Das Kapital: A novel of love and money markets BY Viken Berberian. Simon & Schuster. Hardcover, 192 pages. $23.

The cover of Das Kapital: A novel of love and money markets

Viken Berberian’s second novel, Das Kapital, wryly lives up to its name. Like many economic treatises since Marx’s, it concerns the gently aging love triangle of capitalism, power, and labor. The story’s main character is Wayne, the wunderkind manager of a three-billiondollar hedge fund, who has honed his ability to anticipate when stocks will decline, profiting handsomely by betting against individual companies and national markets. Though Berberian layers Wayne’s story with references to the Situationist International, his book is less a novel of ideas than a series of cartoonish interactions between characters and the concepts that animate them.

Wayne is sleeping with Alix, an architecture student who is attempting to extricate herself from a relationship with a gentleman known to the reader simply as the Corsican. This mysterious former lumberjack and nature lover happens to be the terrorist for hire Wayne surreptitiously employs to blow up cathedrals, designer buildings, bridges, and other architectural hot spots around the globe. This allows “radical empiricist” Wayne to accelerate his fund’s profit from loss and destruction. In a further twist, the Corsican used to work at a lumber company Wayne helped bankrupt and has since “made a secret pact with nature to restore its honor.”

In its portrayal of the world of day trading and hedge funds that has come to represent capitalism in action, Das Kapital succeeds mainly in the novel-as-pinballmachine category: It hits key phrases (the Fibonacci sequence, Nassim Taleb, the VIX volatility index, arbitrage, and Monte Carlo simulations) that establish the author’s bona fides for writing about the subject. Wayne revels in making bombastic speeches about “exchange value” and “naked self-interest,” and more generally, there’s a lot of tough, crude talk in the trading room and screaming at underlings. But, alas, there’s little insight into why individuals (and traders) make the economic and personal decisions they do.

Then again, insight may not be what Berberian is after. His characters are caricatures who soliloquize and think in clichés.

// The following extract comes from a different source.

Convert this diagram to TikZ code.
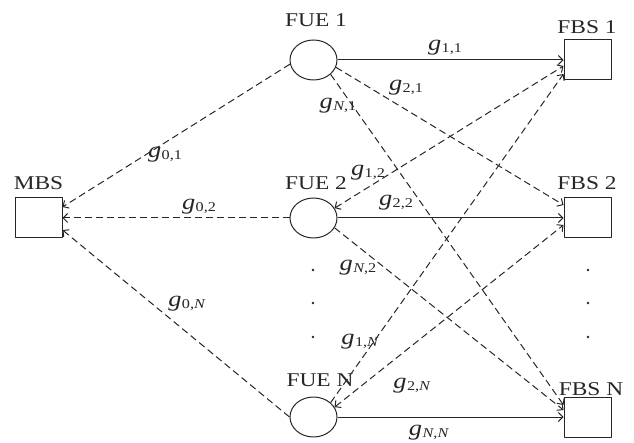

By the story’s comic end, Wayne and the Corsican have turned into their opposites, neatly displaying the emptiness at the cores of their respective philosophies. Profit-loving Wayne develops feelings and a love of nature; he no longer cares about “the pell-mell of commerce” and tosses his BlackBerry into a fountain. The Corsican, meanwhile, evolves from forest-dwelling woodchopper to leader of an army of urban terrorists, who discuss the organization’s overhead, cash reserves, and “success rate” and subject its bombings to “efficiency metrics.”

Perhaps the best way to read this novel is as a satire of ideologies and the people who inhabit them. But for most readers, the sheer quantity of glib passages throughout may prove defeating and could squash the book’s final drollery.